A small group of hard-core birders accompanied me on an evening trip to Manchester State Forest, where we searched for Chuck-will's-widows on the back roads. We did not see any goatsucker on the roads, but we heard 28 Chuck-will's-widows and 4 Whip-poor-wills calling, some very close to the road.

This morning (Sunday morning), despite the threat of hard rain, we left Sumter at 7:30 AM. First we explored the agricultural lands along Bethany Road, just south of the village of Mayesville. We saw a couple of Loggerhead Shrikes and got glimpses of Horned Larks over the corn fields. We got great telescope views of Grasshopper Sparrows on the roadsides, and also found another large flock of Bobolinks.
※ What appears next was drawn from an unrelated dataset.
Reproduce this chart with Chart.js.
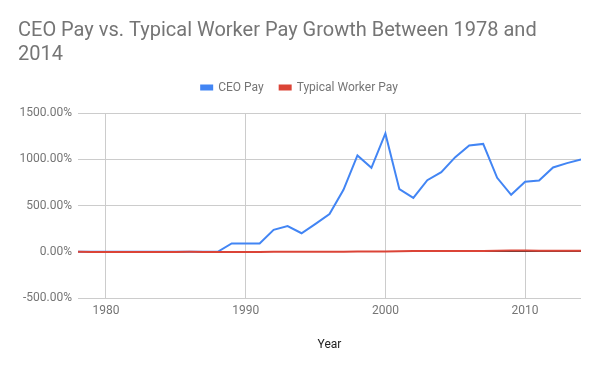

As the rain was beginning we drove up to Lynchburg Savanna Heritage Preserve in nearby Lee County. Since there was some lightning, and since the rain looked like it might keep up all day I declared the field trip over. Some of us stayed around, and in about a half hour the rain let up. The few participants that remained came with me over to Longleaf Pine Heritage Preserve, which is five miles from Lynchburg Savanna Heritage Preserve. We were able to take advantage of an hour-long break in the rain and hiked in to the savanna at Longleaf Pine HP. We saw lots of birds, including a pair of Red-cockaded Woodpeckers that appeared to be attending a nest and a good look at a Bachman's Sparrow. The best bird was a migrant Willow Flycatcher, which we heard calling ("fitz-bew") and which we studied for several minutes. We were able to get back to the cars before the skies opened up again.

We had a great weekend, getting some good looks at a few specialty birds.